## Your instructions
Work through the material below and count the lines holding the word "with"; give that count and nothing more.

## Data rows
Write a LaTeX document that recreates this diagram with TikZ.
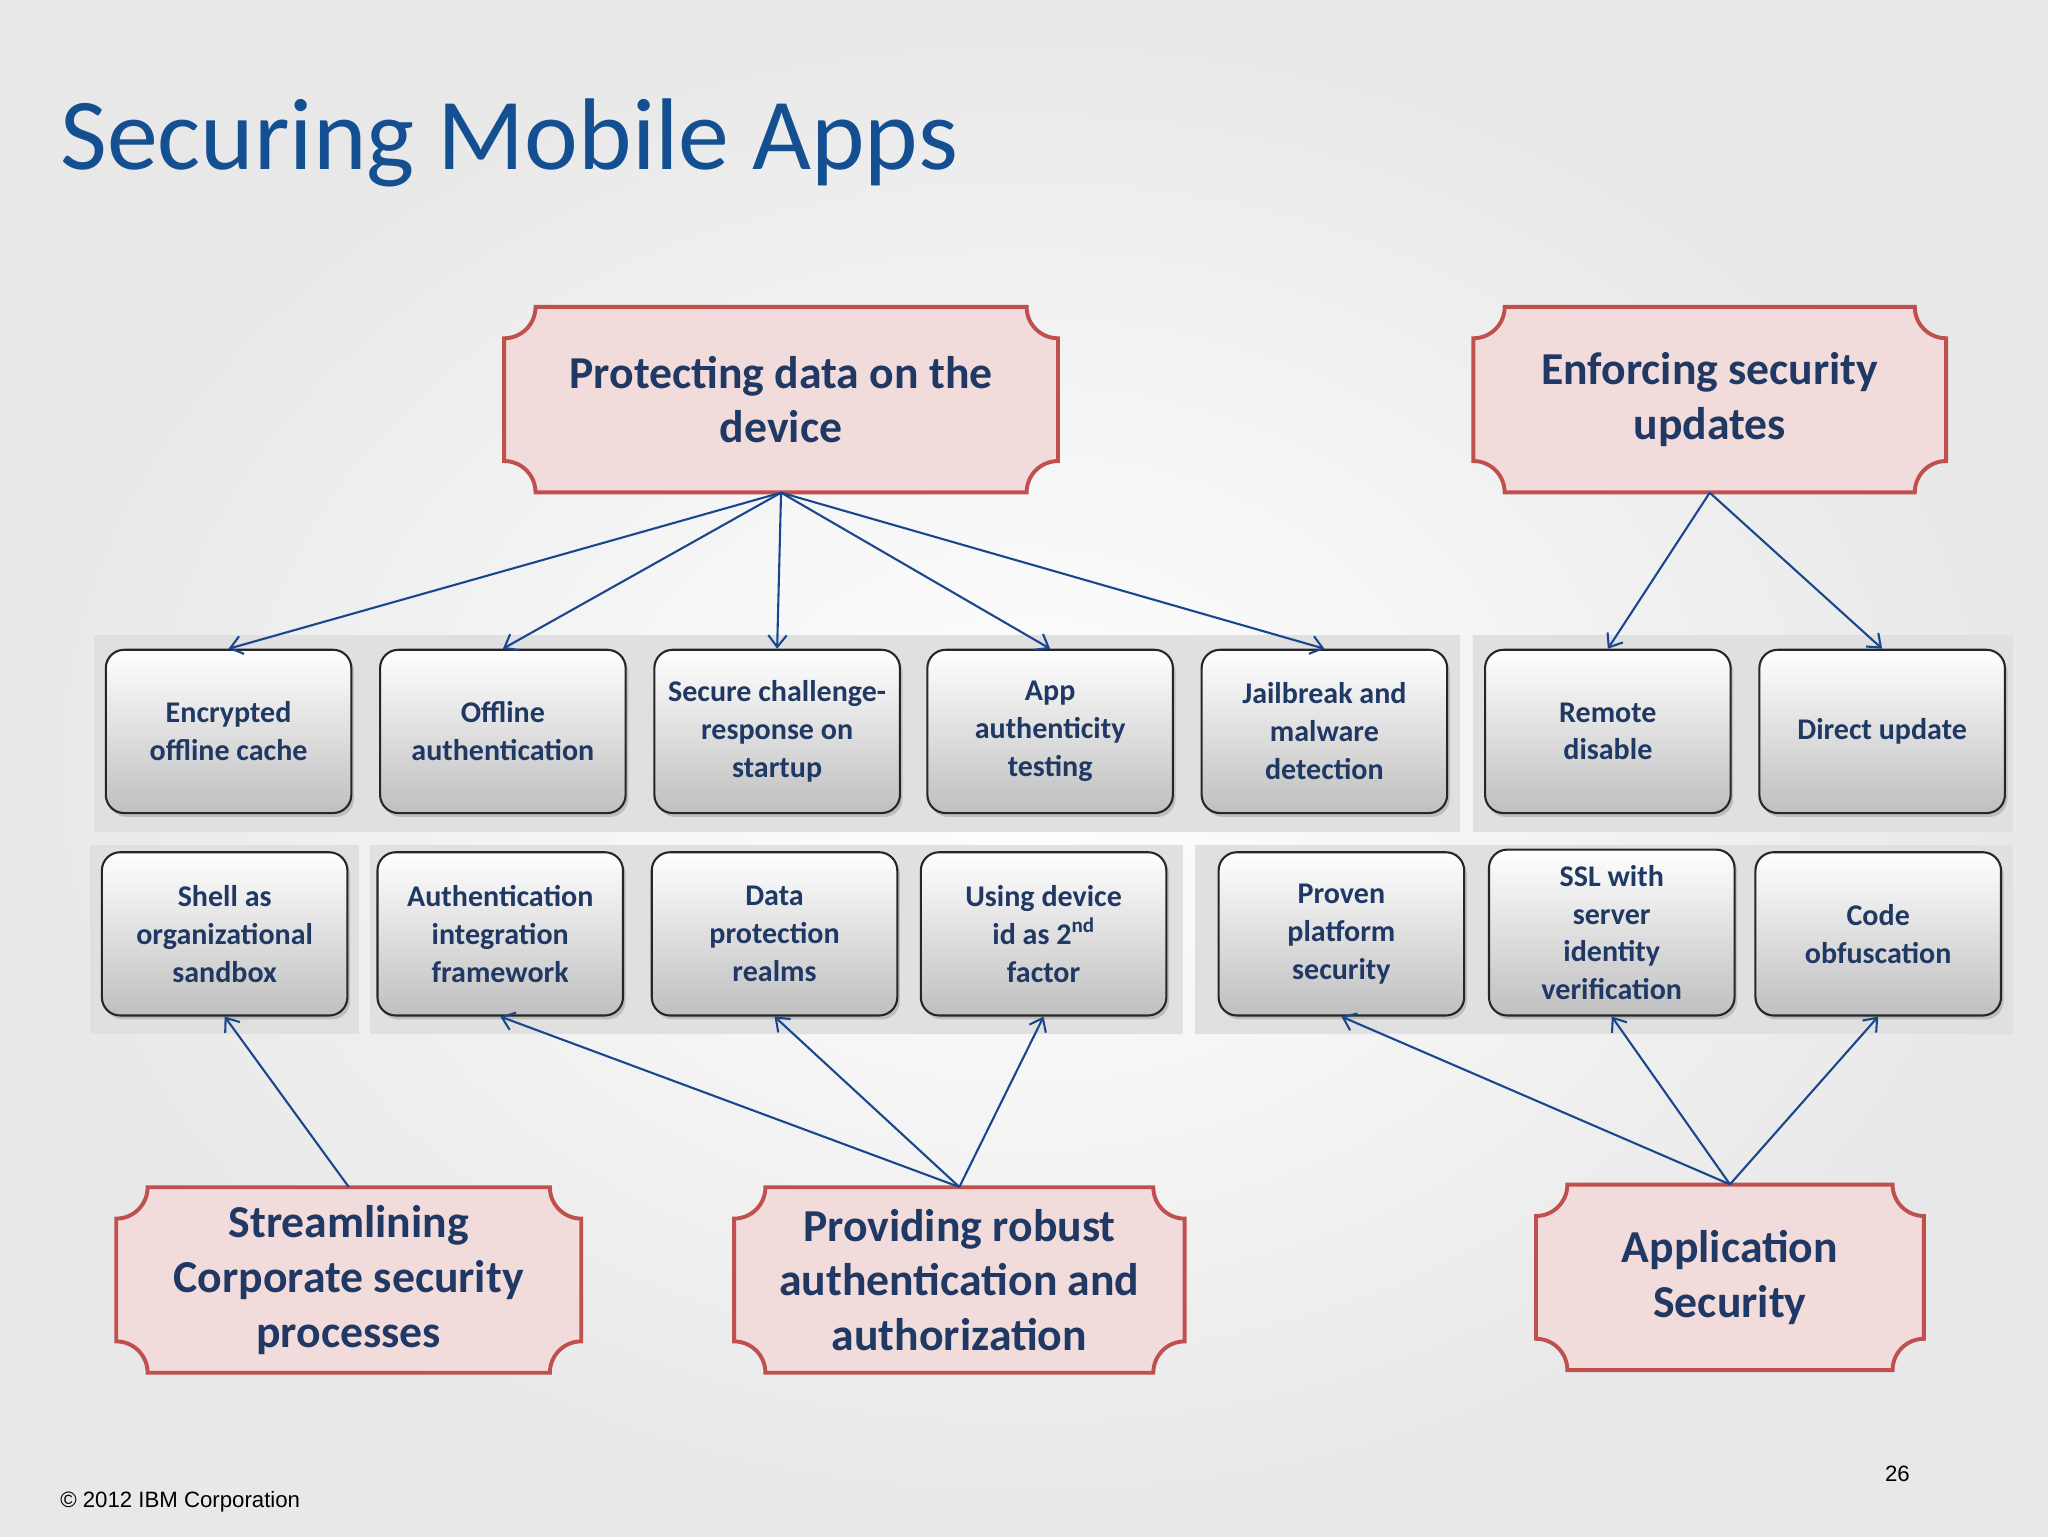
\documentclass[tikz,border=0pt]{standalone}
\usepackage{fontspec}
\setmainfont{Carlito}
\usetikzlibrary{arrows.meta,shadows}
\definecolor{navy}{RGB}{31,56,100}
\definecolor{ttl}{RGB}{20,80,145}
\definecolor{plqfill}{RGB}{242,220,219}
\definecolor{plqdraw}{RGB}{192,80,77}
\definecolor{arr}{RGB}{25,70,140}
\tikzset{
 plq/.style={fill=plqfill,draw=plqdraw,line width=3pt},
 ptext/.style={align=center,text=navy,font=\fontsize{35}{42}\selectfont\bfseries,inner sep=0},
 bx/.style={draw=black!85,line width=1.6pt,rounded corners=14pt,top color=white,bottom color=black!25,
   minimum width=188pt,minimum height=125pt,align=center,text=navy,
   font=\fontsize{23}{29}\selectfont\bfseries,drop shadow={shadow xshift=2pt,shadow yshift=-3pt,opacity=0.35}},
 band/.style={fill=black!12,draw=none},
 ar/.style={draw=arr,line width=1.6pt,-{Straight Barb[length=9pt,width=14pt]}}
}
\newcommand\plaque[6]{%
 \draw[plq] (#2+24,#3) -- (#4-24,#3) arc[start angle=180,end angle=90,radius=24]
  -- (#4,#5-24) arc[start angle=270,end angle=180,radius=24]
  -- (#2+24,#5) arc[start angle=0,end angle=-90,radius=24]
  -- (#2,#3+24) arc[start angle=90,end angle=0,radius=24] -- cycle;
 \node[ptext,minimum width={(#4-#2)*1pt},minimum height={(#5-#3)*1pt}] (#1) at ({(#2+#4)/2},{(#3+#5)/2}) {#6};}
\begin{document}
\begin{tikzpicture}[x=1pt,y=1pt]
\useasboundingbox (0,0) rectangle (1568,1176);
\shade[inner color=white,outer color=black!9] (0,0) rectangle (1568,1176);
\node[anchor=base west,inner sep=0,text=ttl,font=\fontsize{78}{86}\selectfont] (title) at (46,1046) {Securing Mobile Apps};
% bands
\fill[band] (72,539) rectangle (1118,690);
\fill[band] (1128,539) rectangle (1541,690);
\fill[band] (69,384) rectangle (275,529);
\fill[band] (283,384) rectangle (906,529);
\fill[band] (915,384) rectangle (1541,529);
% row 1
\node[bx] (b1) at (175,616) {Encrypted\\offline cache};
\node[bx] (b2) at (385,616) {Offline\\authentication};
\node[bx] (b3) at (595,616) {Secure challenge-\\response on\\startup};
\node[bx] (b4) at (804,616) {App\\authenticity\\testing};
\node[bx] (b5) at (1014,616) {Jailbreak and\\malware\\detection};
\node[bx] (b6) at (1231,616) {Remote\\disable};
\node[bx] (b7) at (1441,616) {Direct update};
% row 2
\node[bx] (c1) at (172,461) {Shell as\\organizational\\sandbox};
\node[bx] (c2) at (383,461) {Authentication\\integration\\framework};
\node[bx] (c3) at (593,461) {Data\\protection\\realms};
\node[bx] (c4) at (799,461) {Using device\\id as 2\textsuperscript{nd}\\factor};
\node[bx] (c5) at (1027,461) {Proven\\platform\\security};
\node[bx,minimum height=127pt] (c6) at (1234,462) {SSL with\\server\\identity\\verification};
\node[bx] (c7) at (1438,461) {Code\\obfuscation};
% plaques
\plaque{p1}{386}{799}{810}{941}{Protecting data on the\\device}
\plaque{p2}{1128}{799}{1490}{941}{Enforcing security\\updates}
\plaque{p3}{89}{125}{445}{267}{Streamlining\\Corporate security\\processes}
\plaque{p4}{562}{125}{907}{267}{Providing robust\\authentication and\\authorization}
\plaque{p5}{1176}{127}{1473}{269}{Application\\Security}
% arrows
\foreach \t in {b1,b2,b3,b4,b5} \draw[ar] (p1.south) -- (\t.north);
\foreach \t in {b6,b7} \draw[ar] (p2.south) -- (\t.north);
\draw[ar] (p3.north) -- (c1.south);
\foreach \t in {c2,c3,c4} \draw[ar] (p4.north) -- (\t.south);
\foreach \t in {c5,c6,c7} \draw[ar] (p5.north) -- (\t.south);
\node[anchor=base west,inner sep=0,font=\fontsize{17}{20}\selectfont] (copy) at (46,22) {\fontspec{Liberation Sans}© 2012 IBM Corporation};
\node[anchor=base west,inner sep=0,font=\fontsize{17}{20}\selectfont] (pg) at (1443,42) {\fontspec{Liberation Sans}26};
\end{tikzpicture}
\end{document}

* * *

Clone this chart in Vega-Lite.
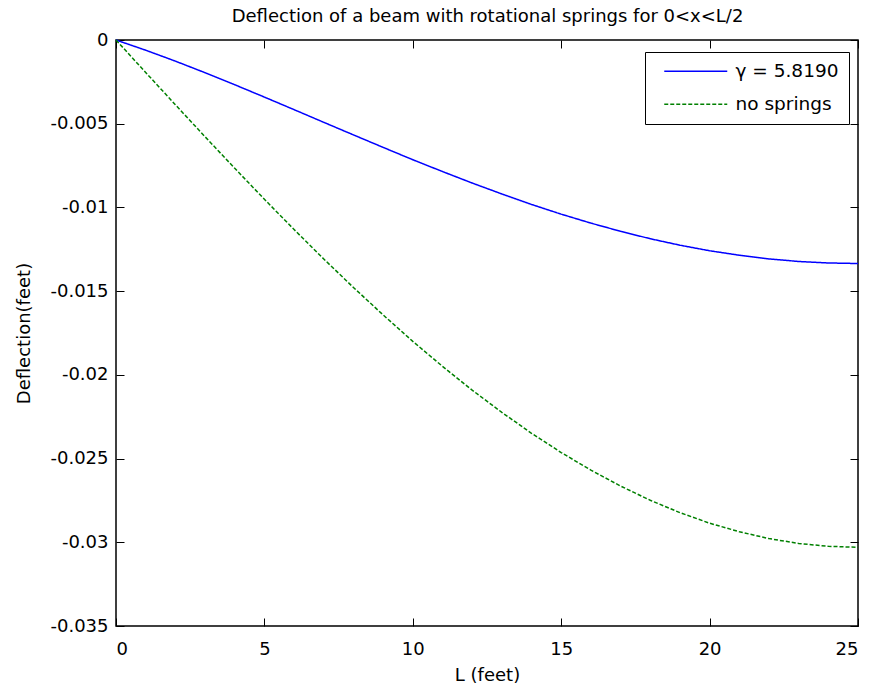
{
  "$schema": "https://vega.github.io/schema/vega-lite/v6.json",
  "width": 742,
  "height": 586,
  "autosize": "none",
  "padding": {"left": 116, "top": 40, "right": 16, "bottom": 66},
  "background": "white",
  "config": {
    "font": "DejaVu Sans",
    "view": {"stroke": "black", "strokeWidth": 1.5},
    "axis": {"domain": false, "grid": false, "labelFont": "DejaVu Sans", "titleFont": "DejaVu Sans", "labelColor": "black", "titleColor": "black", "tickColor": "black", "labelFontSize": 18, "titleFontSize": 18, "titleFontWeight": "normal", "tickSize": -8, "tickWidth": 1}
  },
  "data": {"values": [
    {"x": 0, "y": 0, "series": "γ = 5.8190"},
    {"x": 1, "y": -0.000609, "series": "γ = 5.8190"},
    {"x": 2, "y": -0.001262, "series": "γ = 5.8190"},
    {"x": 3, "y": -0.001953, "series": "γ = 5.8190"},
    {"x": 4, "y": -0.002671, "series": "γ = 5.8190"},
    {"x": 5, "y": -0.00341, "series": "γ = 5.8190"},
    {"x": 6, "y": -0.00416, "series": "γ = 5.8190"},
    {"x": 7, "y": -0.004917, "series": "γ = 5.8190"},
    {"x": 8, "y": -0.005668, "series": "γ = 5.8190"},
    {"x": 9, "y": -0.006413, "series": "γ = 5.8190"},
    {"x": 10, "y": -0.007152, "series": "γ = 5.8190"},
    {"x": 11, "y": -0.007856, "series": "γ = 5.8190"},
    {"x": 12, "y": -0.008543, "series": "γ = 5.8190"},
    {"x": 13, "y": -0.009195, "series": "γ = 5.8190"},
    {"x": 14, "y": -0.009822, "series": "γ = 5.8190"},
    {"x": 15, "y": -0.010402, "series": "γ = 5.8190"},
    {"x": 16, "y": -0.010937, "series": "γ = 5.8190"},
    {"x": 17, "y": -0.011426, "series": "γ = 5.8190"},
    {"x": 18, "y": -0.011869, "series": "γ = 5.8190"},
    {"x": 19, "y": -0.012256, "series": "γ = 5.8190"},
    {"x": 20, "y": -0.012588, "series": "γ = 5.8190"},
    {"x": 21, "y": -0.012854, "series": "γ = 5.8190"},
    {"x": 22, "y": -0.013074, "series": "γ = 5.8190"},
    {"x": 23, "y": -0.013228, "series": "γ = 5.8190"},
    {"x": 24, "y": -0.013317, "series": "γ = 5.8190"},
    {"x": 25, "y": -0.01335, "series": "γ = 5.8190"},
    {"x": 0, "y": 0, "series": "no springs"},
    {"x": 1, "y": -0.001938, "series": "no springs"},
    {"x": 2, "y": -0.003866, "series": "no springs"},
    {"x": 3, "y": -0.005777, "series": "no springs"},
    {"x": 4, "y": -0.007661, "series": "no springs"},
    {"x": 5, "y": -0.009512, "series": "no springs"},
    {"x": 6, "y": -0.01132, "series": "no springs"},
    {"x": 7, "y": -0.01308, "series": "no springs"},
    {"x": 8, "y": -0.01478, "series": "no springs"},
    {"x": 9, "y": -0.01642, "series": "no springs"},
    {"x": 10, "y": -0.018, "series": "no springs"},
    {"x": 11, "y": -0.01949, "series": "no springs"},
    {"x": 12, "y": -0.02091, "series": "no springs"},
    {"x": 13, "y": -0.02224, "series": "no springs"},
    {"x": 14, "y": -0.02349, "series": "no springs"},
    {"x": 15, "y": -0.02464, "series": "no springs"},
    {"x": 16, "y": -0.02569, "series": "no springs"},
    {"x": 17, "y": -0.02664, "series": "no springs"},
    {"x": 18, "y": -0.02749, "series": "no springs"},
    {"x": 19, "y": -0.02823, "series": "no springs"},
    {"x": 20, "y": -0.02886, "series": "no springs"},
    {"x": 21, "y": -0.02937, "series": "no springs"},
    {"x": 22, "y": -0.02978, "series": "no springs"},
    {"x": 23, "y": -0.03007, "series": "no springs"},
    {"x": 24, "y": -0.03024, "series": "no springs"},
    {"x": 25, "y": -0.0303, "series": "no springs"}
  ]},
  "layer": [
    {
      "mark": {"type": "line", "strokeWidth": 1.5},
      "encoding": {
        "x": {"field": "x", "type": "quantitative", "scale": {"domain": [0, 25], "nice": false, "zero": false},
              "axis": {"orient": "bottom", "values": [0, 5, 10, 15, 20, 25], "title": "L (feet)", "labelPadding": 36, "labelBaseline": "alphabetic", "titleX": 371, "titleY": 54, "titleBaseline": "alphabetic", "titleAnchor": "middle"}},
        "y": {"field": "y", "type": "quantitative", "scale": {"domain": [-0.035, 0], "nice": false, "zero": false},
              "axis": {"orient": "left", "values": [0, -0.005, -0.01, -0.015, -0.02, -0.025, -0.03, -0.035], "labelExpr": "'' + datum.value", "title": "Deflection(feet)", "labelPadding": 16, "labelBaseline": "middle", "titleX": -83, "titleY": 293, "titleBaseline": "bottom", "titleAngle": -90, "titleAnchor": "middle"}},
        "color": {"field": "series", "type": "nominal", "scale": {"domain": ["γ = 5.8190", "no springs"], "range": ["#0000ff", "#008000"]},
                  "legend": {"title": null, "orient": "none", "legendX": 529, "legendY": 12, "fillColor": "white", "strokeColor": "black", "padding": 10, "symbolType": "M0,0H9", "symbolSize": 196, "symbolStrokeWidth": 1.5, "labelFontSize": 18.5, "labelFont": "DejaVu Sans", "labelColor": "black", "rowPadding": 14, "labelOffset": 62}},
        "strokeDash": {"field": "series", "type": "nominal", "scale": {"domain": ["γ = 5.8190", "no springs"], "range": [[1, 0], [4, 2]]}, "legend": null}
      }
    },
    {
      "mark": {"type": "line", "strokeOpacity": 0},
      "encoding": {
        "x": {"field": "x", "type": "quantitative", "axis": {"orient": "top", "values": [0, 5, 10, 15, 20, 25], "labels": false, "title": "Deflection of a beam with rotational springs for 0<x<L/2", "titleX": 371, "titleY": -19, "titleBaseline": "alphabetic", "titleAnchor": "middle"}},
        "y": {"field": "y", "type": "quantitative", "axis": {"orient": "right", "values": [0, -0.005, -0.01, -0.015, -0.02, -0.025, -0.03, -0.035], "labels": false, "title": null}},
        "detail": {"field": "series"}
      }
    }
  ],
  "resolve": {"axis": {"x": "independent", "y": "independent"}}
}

## Solution to the exercise
3